**PROBLEM DESCRIPTION**: Go through the records below from the first line and print each one exactly, stopping after the line that contains "width=#4*\unitpx,minimum height=#5*\unitpx] at". Do not print pictures or anything past that line.

═════ PROVIDED ENTRIES ═════

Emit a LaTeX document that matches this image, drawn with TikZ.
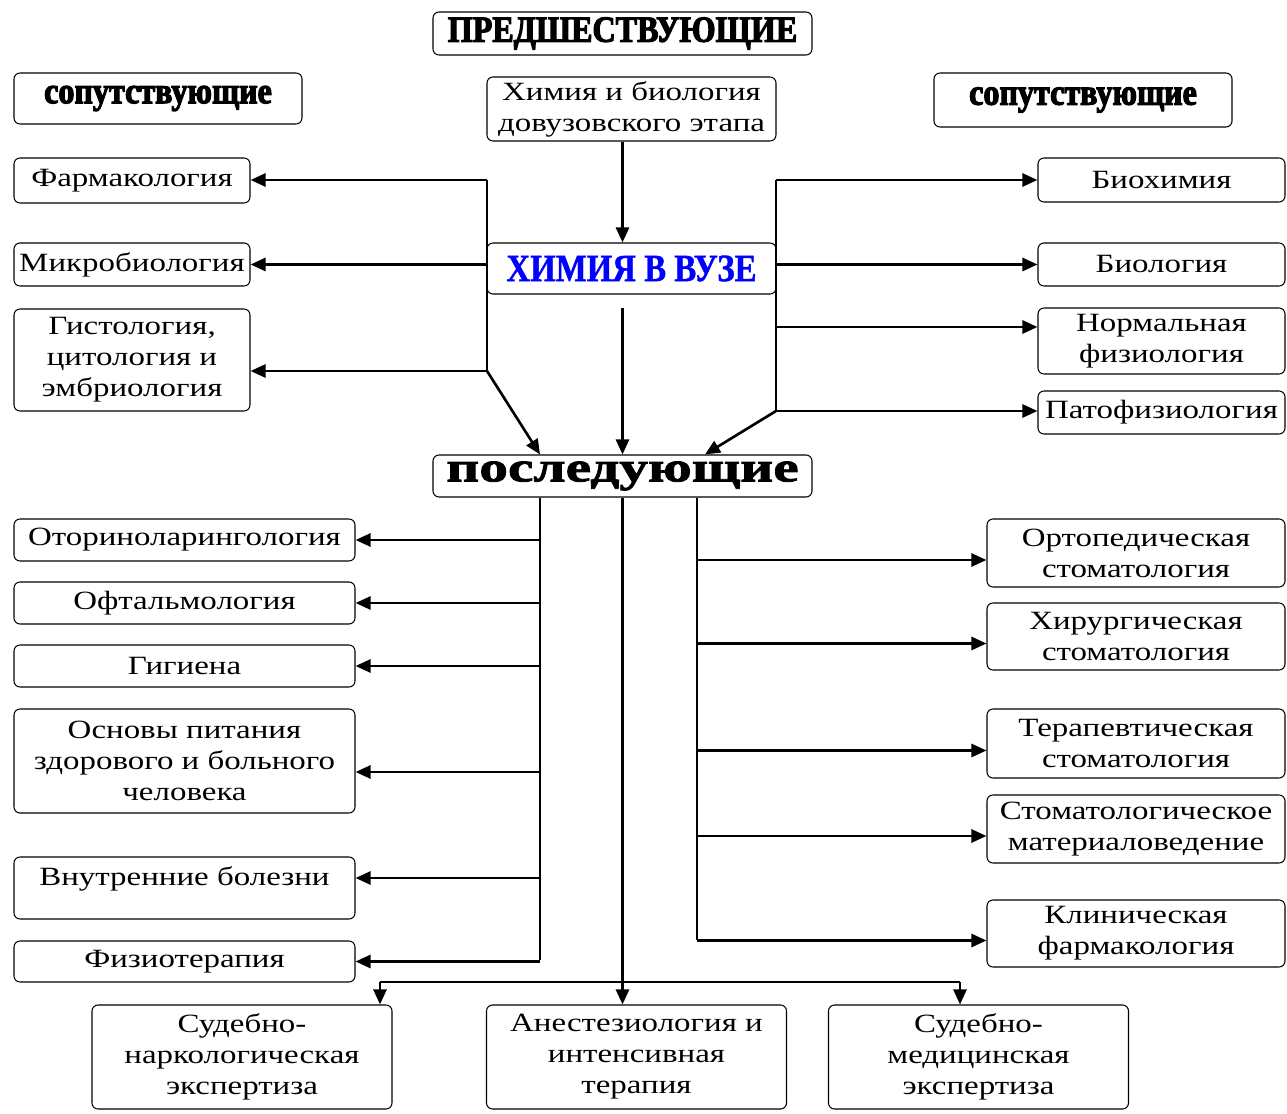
\documentclass[tikz,border=0pt]{standalone}
\usepackage{fontspec}
\setmainfont[FakeStretch=1.25]{Liberation Serif}
\newfontfamily\headfont[FakeStretch=0.87,FakeBold=3]{Liberation Serif Bold}
\newfontfamily\vuzfont[FakeStretch=0.85,FakeBold=1]{Liberation Serif Bold}
\newfontfamily\wideheadfont[FakeStretch=1.36,FakeBold=2]{Liberation Serif Bold}
\usetikzlibrary{arrows.meta}
\newcommand{\unitpx}{0.02cm}
\newcommand{\boxnode}[6]{\node(#1)[#2,minimum width=#4*\unitpx,minimum height=#5*\unitpx] at #3 {#6}}

\begin{document}
\begin{tikzpicture}[
        x=0.02cm, y=-0.02cm,
        every node/.style={font=\fontsize{15}{17.6}\selectfont},
        item/.style={rectangle,rounded corners=1.2mm,draw=black,line width=0.6pt,align=center,inner sep=1pt},
        head/.style={item,font=\headfont\fontsize{21}{23}\selectfont},
        arr/.style={-{Triangle[length=3mm,width=2.6mm]},line width=1.5pt},
        bus/.style={line width=1.5pt}
      ]
      \useasboundingbox (0,0) rectangle (1287,1114);

      % Headings
      \boxnode{pred}{head}{(622.5,33.5)}{379}{43}{ПРЕДШЕСТВУЮЩИЕ};
      \boxnode{lsop}{head}{(158,98.5)}{288}{51}{сопутствующие};
      \boxnode{rsop}{head}{(1083,100)}{298}{54}{сопутствующие};
      \boxnode{posl}{item,font=\wideheadfont\fontsize{24}{26}\selectfont}{(622.5,476)}{379}{42}{последующие};

      % Middle: school chemistry -> chemistry at the university
      \boxnode{hb}{item}{(631.5,109)}{289}{64}{Химия и биология\\довузовского этапа};
      \boxnode{vuz}{item,text=blue,font=\vuzfont\fontsize{22}{24}\selectfont}{(631.5,268.5)}{289}{51}{ХИМИЯ В ВУЗЕ};

      % Left: accompanying subjects
      \boxnode{farm}{item}{(132,180.5)}{236}{45}{Фармакология};
      \boxnode{micro}{item}{(132,264.5)}{236}{43}{Микробиология};
      \boxnode{gist}{item}{(132,360)}{236}{102}{Гистология,\\цитология и\\эмбриология};

      % Right: accompanying subjects
      \boxnode{bioch}{item}{(1161.5,180)}{247}{44}{Биохимия};
      \boxnode{biol}{item}{(1161.5,264.5)}{247}{43}{Биология};
      \boxnode{normf}{item}{(1161.5,341)}{247}{66}{Нормальная\\физиология};
      \boxnode{patof}{item}{(1161.5,412.5)}{247}{43}{Патофизиология};

      % Lower left column
      \boxnode{otor}{item}{(184.5,540)}{341}{42}{Оториноларингология};
      \boxnode{oft}{item}{(184.5,603)}{341}{42}{Офтальмология};
      \boxnode{gig}{item}{(184.5,666)}{341}{42}{Гигиена};
      \boxnode{osn}{item}{(184.5,761)}{341}{104}{Основы питания\\здорового и больного\\человека};
      \boxnode{vnut}{item,text depth=14pt}{(184.5,888)}{341}{62}{Внутренние болезни};
      \boxnode{fiz}{item}{(184.5,961.5)}{341}{41}{Физиотерапия};

      % Lower right column
      \boxnode{orto}{item}{(1136,553)}{298}{68}{Ортопедическая\\стоматология};
      \boxnode{hir}{item}{(1136,636.5)}{298}{67}{Хирургическая\\стоматология};
      \boxnode{ter}{item}{(1136,743.5)}{298}{69}{Терапевтическая\\стоматология};
      \boxnode{mat}{item}{(1136,829)}{298}{68}{Стоматологическое\\материаловедение};
      \boxnode{klin}{item}{(1136,933.5)}{298}{67}{Клиническая\\фармакология};

      % Bottom row
      \boxnode{sud1}{item}{(242,1057)}{300}{104}{Судебно-\\наркологическая\\экспертиза};
      \boxnode{anest}{item}{(636.5,1057)}{300}{104}{Анестезиология и\\интенсивная\\терапия};
      \boxnode{sud2}{item}{(978.5,1057)}{300}{104}{Судебно-\\медицинская\\экспертиза};

      % Corner points of the buses
      \coordinate (lt) at (487,180);
      \coordinate (lb) at (487,371);
      \coordinate (rt) at (776,180);
      \coordinate (rb) at (776,411);
      \coordinate (lv) at (540,960);
      \coordinate (rv) at (697,940);
      \coordinate (hl) at (380,982);
      \coordinate (hr) at (960,982);

      % Centre line
      \draw[arr] (hb.south -| posl.north) -- (vuz.north -| posl.north);
      \draw[arr] ([yshift=-0.26cm]vuz.south -| posl.north) -- (posl.north);

      % Left bus
      \draw[bus] (lt) -- (lb);
      \draw[arr] (lt) -- (lt -| farm.east);
      \draw[arr] (lt |- micro.east) -- (micro.east);
      \draw[arr] (lb) -- (lb -| gist.east);
      \draw[arr] (lb) -- (posl.north -| lv);

      % Right bus
      \draw[bus] (rt) -- (rb);
      \draw[arr] (rt) -- (rt -| bioch.west);
      \draw[arr] (rt |- biol.west) -- (biol.west);
      \draw[arr] ([yshift=0.28cm]rt |- normf.west) -- ([yshift=0.28cm]normf.west);
      \draw[arr] (rb) -- (rb -| patof.west);
      \draw[arr] (rb) -- ([xshift=0.16cm]posl.north -| rv);

      % Lower left bus
      \draw[bus] (posl.south -| lv) -- (lv);
      \foreach \n/\dy in {otor/0,oft/0,gig/0,osn/-0.22,vnut/0.2,fiz/0}
        \draw[arr] ([yshift=\dy cm]lv |- \n.east) -- ([yshift=\dy cm]\n.east);

      % Lower right bus
      \draw[bus] (posl.south -| rv) -- (rv);
      \foreach \n in {orto,hir,ter,mat,klin}
        \draw[arr] ([yshift=-0.14cm]rv |- \n.west) -- ([yshift=-0.14cm]\n.west);

      % Bottom row
      \draw[arr] (posl.south) -- (posl.south |- anest.north);
      \draw[bus] (hl) -- (hr);
      \draw[arr] (hl) -- (hl |- sud1.north);
      \draw[arr] (hr) -- (hr |- sud2.north);
    \end{tikzpicture}
\end{document}
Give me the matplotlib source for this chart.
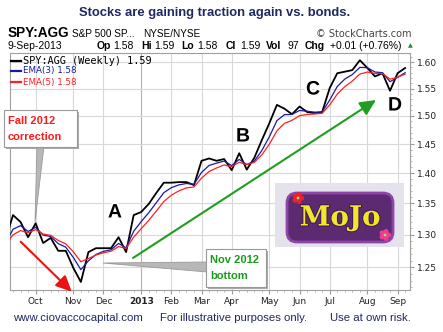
import numpy as np
import pandas as pd
import matplotlib
matplotlib.use('Agg')
import matplotlib.pyplot as plt
from matplotlib.transforms import Affine2D
from matplotlib.patches import Rectangle, Polygon, FancyArrowPatch, FancyBboxPatch, Circle
from matplotlib.ticker import FixedLocator, NullFormatter, FixedFormatter
import matplotlib.patheffects as pe

W, H = 443, 332

# weekly close SPY:AGG, first bar = week of 2012-08-27
start_week = '2012-08-27'
close = [1.280, 1.292, 1.331, 1.320, 1.296, 1.318, 1.287, 1.295, 1.275, 1.275,
         1.249, 1.228, 1.273, 1.279, 1.279, 1.279, 1.296, 1.273, 1.331, 1.336,
         1.349, 1.367, 1.384, 1.384, 1.385, 1.385, 1.380, 1.421, 1.425, 1.421,
         1.424, 1.405, 1.434, 1.406, 1.426, 1.457, 1.487, 1.520, 1.513, 1.503,
         1.517, 1.507, 1.505, 1.507, 1.551, 1.579, 1.582, 1.585, 1.604, 1.589,
         1.573, 1.579, 1.546, 1.579, 1.589]

month_ticks = ['2012-10-01', '2012-11-05', '2012-12-03', '2013-01-07', '2013-02-04', '2013-03-04',
               '2013-04-01', '2013-05-06', '2013-06-03', '2013-07-01', '2013-08-05', '2013-09-02']
month_labels = ['Oct', 'Nov', 'Dec', '2013', 'Feb', 'Mar', 'Apr', 'May', 'Jun', 'Jul', 'Aug', 'Sep']
price_ticks = [1.25, 1.30, 1.35, 1.40, 1.45, 1.50, 1.55, 1.60]

dates = pd.date_range(start_week, periods=len(close), freq='W-MON')
s = pd.Series(close, index=dates)
ema3 = s.ewm(span=3, adjust=False).mean()
ema5 = s.ewm(span=5, adjust=False).mean()

x0, x1 = pd.Timestamp('2012-09-07 05:00'), pd.Timestamp('2013-09-13 13:00')

fig = plt.figure(figsize=(W / 100, H / 100), dpi=100)
fig.patch.set_facecolor('white')
# pixel coordinates, origin top-left
T = Affine2D().scale(1 / W, -1 / H).translate(0, 1) + fig.transFigure

ax = fig.add_axes([10 / W, 42 / H, 400 / W, 237 / H])
ax.set_yscale('log')
ax.plot(s.index, s.values, color='black', lw=1.3, zorder=3)
ax.plot(ema3.index, ema3.values, color='#1a1aa0', lw=0.9, zorder=4)
ax.plot(ema5.index, ema5.values, color='#ff2020', lw=0.9, zorder=5)

ax.yaxis.set_major_locator(FixedLocator(price_ticks))
ax.yaxis.set_major_formatter(FixedFormatter(['%.2f' % v for v in price_ticks]))
ax.yaxis.set_minor_locator(FixedLocator(np.arange(1.22, 1.62, 0.01)))
ax.yaxis.set_minor_formatter(NullFormatter())
ax.yaxis.tick_right()

ax.set_xticks(pd.to_datetime(month_ticks))
ax.set_xticklabels(month_labels)
ax.set_xticks(dates[(dates >= x0) & (dates <= x1)], minor=True)
for lab in ax.get_xticklabels():
    if lab.get_text() == '2013':
        lab.set_fontweight('bold')

ax.set_xlim(x0, x1)
ax.set_ylim(1.2162, 1.618)

ax.tick_params(axis='both', which='major', labelsize=6.5, length=3, color='#999999',
               labelcolor='#222222', pad=2)
ax.tick_params(axis='both', which='minor', length=1.5, color='#aaaaaa')
ax.grid(True, which='major', color='#d8d8d8', lw=0.8)
ax.get_xgridlines()[3].set_color('#b0b0b0')
for sp in ax.spines.values():
    sp.set_color('#a0a0a0')
    sp.set_linewidth(0.8)

# header
navy = '#1f2860'
fig.text(215, 13, 'Stocks are gaining traction again vs. bonds.', transform=T, ha='center', va='center',
         family='Liberation Sans', fontweight='bold', fontsize=9.4, color=navy)
fig.text(8, 33, 'SPY:AGG', transform=T, va='center', family='Liberation Sans', fontweight='bold',
         fontsize=9.8, color='black')
fig.text(72, 34, 'S&P 500 SP...', transform=T, va='center', family='Liberation Sans', fontsize=7.2)
fig.text(143, 34, 'NYSE/NYSE', transform=T, va='center', family='Liberation Sans', fontsize=7.2)
fig.text(412, 34, '© StockCharts.com', transform=T, va='center', ha='right', family='DejaVu Sans',
         fontsize=7, color='#444444')

row2 = [(8, '9-Sep-2013', False), (97, 'Op', True), (113, '1.58', False), (141, 'Hi', True),
        (154, '1.59', False), (181, 'Lo', True), (197, '1.58', False), (226, 'Cl', True),
        (240, '1.59', False), (266, 'Vol', True), (288, '97', False), (305, 'Chg', True),
        (330, '+0.01 (+0.76%)', False)]
for x, txt, bold in row2:
    fig.text(x, 46, txt, transform=T, va='center', family='Liberation Sans',
             fontweight='bold' if bold else 'normal', fontsize=7.5)
fig.text(410, 46, '▲', transform=T, va='center', ha='center', family='DejaVu Sans', fontsize=4.5,
         color='#2e7d32')

# legend inside plot
fig.add_artist(plt.Line2D([11, 21], [61, 61], transform=T, color='black', lw=1.6))
fig.text(23, 61, 'SPY:AGG (Weekly) 1.59', transform=T, va='center', family='DejaVu Sans Mono',
         fontsize=7.4, color='black')
fig.add_artist(plt.Line2D([11, 21], [71, 71], transform=T, color='#1a1aa0', lw=1.6))
fig.text(23, 71, 'EMA(3) 1.58', transform=T, va='center', family='DejaVu Sans', fontsize=6.3,
         color='#1a1aa0')
fig.add_artist(plt.Line2D([11, 21], [82, 82], transform=T, color='#ff2020', lw=1.6))
fig.text(23, 82, 'EMA(5) 1.58', transform=T, va='center', family='DejaVu Sans', fontsize=6.3,
         color='#ff2020')

# callout boxes
def callout(x, y, w, h, lines, color, tail):
    fig.add_artist(Polygon(tail, closed=True, transform=T, facecolor='#b8b8b8',
                           edgecolor='#999999', lw=0.6, zorder=6))
    fig.add_artist(Rectangle((x + 2, y + 2), w, h, transform=T, facecolor='#aaaaaa',
                             edgecolor='none', zorder=6))
    fig.add_artist(Rectangle((x, y), w, h, transform=T, facecolor='white',
                             edgecolor='#999999', lw=0.8, zorder=7))
    for i, ln in enumerate(lines):
        fig.text(x + 4, y + 11 + i * 16, ln, transform=T, va='center', family='Liberation Sans',
                 fontweight='bold', fontsize=8, color=color, zorder=8)

callout(4, 110, 73, 37, ['Fall 2012', 'correction'], '#ff1a1a',
        [(37, 146), (44, 146), (35, 222)])
callout(206, 249, 60, 38, ['Nov 2012', 'bottom'], '#1a9a1a',
        [(207, 262), (207, 272), (103, 263)])

# arrows
fig.add_artist(FancyArrowPatch((20.7, 241.7), (71.7, 291.7), transform=T,
                               arrowstyle='-|>,head_length=0.95,head_width=0.45', mutation_scale=10,
                               color='#ee1111', lw=1.5, shrinkA=0, shrinkB=0, zorder=6))
fig.add_artist(FancyArrowPatch((133, 258), (376, 100), transform=T,
                               arrowstyle='-|>,head_length=0.95,head_width=0.45', mutation_scale=10,
                               color='#1f9e1f', lw=1.5, shrinkA=0, shrinkB=0, zorder=6))

# letters
for x, y, ch in [(115, 213, 'A'), (243, 137, 'B'), (313, 90, 'C'), (395, 106, 'D')]:
    fig.text(x, y, ch, transform=T, ha='center', va='center', family='Liberation Sans',
             fontweight='bold', fontsize=14, color='black', zorder=8,
             path_effects=[pe.withStroke(linewidth=3, foreground='white')])

# MoJo logo
fig.add_artist(Rectangle((275, 183), 129, 64, transform=T, facecolor='#e4e2ea',
                         edgecolor='none', zorder=6))
fig.add_artist(FancyBboxPatch((289, 195), 102, 45, transform=T,
                              boxstyle='round,pad=2,rounding_size=10', facecolor='#5c2a70',
                              edgecolor='#8d46a8', lw=2, zorder=7))
fig.text(340, 218, 'MoJo', transform=T, ha='center', va='center', family='DejaVu Serif',
         fontweight='bold', fontsize=20, color='#f3e52a', zorder=8,
         path_effects=[pe.withStroke(linewidth=1.5, foreground='#3f1a52')])
for cx, cy, col in [(298, 198, '#e8232e'), (385, 235, '#ee3c8e')]:
    for a in np.linspace(0, 2 * np.pi, 6)[:-1]:
        fig.add_artist(Circle((cx + 3.5 * np.cos(a), cy + 3.5 * np.sin(a)), 2.6, transform=T,
                              facecolor=col, edgecolor='none', zorder=9))
    fig.add_artist(Circle((cx, cy), 1.4, transform=T, facecolor='#9be07a', edgecolor='none', zorder=10))

# footer
fig.text(13, 318, 'www.ciovaccocapital.com', transform=T, va='center', family='Liberation Sans',
         fontsize=8.2, color=navy)
fig.text(160, 318, 'For illustrative purposes only.', transform=T, va='center', family='Liberation Sans',
         fontsize=8.2, color=navy)
fig.text(330, 318, 'Use at own risk.', transform=T, va='center', family='Liberation Sans',
         fontsize=8.2, color=navy)

fig.savefig('out.png', dpi=100)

═════

**THE OUTPUT**:
Emit a LaTeX document that matches this image, drawn with TikZ.
\documentclass[tikz,border=0pt]{standalone}
\usepackage{fontspec}
\setmainfont[FakeStretch=1.25]{Liberation Serif}
\newfontfamily\headfont[FakeStretch=0.87,FakeBold=3]{Liberation Serif Bold}
\newfontfamily\vuzfont[FakeStretch=0.85,FakeBold=1]{Liberation Serif Bold}
\newfontfamily\wideheadfont[FakeStretch=1.36,FakeBold=2]{Liberation Serif Bold}
\usetikzlibrary{arrows.meta}
\newcommand{\unitpx}{0.02cm}
\newcommand{\boxnode}[6]{\node(#1)[#2,minimum width=#4*\unitpx,minimum height=#5*\unitpx] at #3 {#6}}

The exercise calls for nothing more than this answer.